Zuktovardos, from the Gazetteer of the Speaking Lands

Friends, I have been waiting to share the Zuktovardos entry with you for a long time.  It’s one of my very favorites, combining my love for etymology and dungeon-delving.

I’m very proud of this one, and I’m not going to waste any more time introducing it:

ZUKTOVARDOS

Quite possibly the most ubiquitous single word in Ipeiros, ‘zuktovardos’ is used across cultures and language groups with an abandon and lack of precision that makes linguists scream into the sky and cry themselves to sleep. There are countless meanings—some detailed below—but the throughline of nearly all uses of the word is the connotation—not denotation—of danger, recklessness, and great (if questionable) reward.

Most children first encounter the word when adventurers ride into town. The child’s older peers might throng around the exotic stranger and, for lack of a common language shout ‘zuktovardos!’ In the adventurers’ wake, the children might whisper about how the bravos were very zuktovardos, or speculate on what zuktovardos things they rode out of town to confront. Zuktovardos is a magic word, often strange and hard to pronounce, its meaning kept as a secret only known to initiates in the ranks of older children.

Older children, prone to stretching their legs and getting into trouble, might goad each other to join their ill-advised schemes, promising that “it will be zuktovardos!” The word is especially leaned on to describe the spoils that glitter at the end of youthful misadventures: that jar of honey to be collected from the distracted hive, the golden ritual implements of the heretics that got run out of town, that forgotten cache of probably-not-actually-cursed swords. The honey, the icons, the cursed weapons: all of this is some real zuktovardos shit.

The town elders, the city council, and the local crown might write the word out, on signs and seals and wanted posters. Some need to be taught the foreign letters, but thanks to the diaspora, the sylvan alphabet is well-known. Signposts over roads that have become unsafe to travel will have the name of their destination scratched out, replaced with “Zuktovardos.” When the old outpost in the hills is relieved of its strange wizard occupant, the stone above the sealed door is inscribed: Zuktovardos. And in the town square, above sketches of the worst criminals and bandits is inked the same word… followed by the hefty reward on offer.

Not everyone uses the word with stars in their eyes, of couse. The town’s craftmasters, in need of materials that can only be acquired through dangerous ventures, will gripe about needing to hire ‘filthy zuktovardos hooligans’. Cautious strategists may dismiss a reckless charge as zuktovardos nonsense. Any big dream, really, can be derided by any stick-in-the-mud grouch as “zuktovardos.”

It is only when poring over a map that one might find the word in its original, native habitat. The word is inscribed over the distant, dangerous parts of the world, such as the hostile bastions of ork warlords, grottos infested with nymphs, and the tumultuous summits of the Sainted Trio. Young adventurers have been known, in fact, to take their cues from such map legends, plotting expeditions out into the territory labelled Zuktovardos. While it can yield good rewards, this strategy’s price is often high. Many adventurers die seeking zuktovardos without ever knowing the word’s literal meaning.
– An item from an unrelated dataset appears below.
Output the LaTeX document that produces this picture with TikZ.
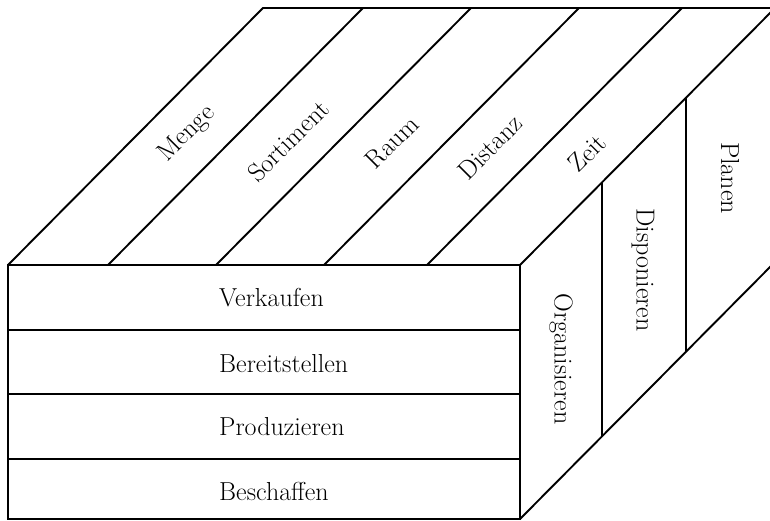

A loan word nearly everywhere, zuktovardos hails from the Sileni language, spoken in the parts of Wildermarch near the city of Dion. And so the word’s use was perfectly natural when the Bardic College there compiled its maps. It labels the most dangerous and strangest corners of the world. The places where one should not go without forewarning. The places—whether blighted by monsters or under ancient curse or subject to complicated and vicious politics—where you should know what you are walking into. The literal translation of zuktovardos is “consult a bard.”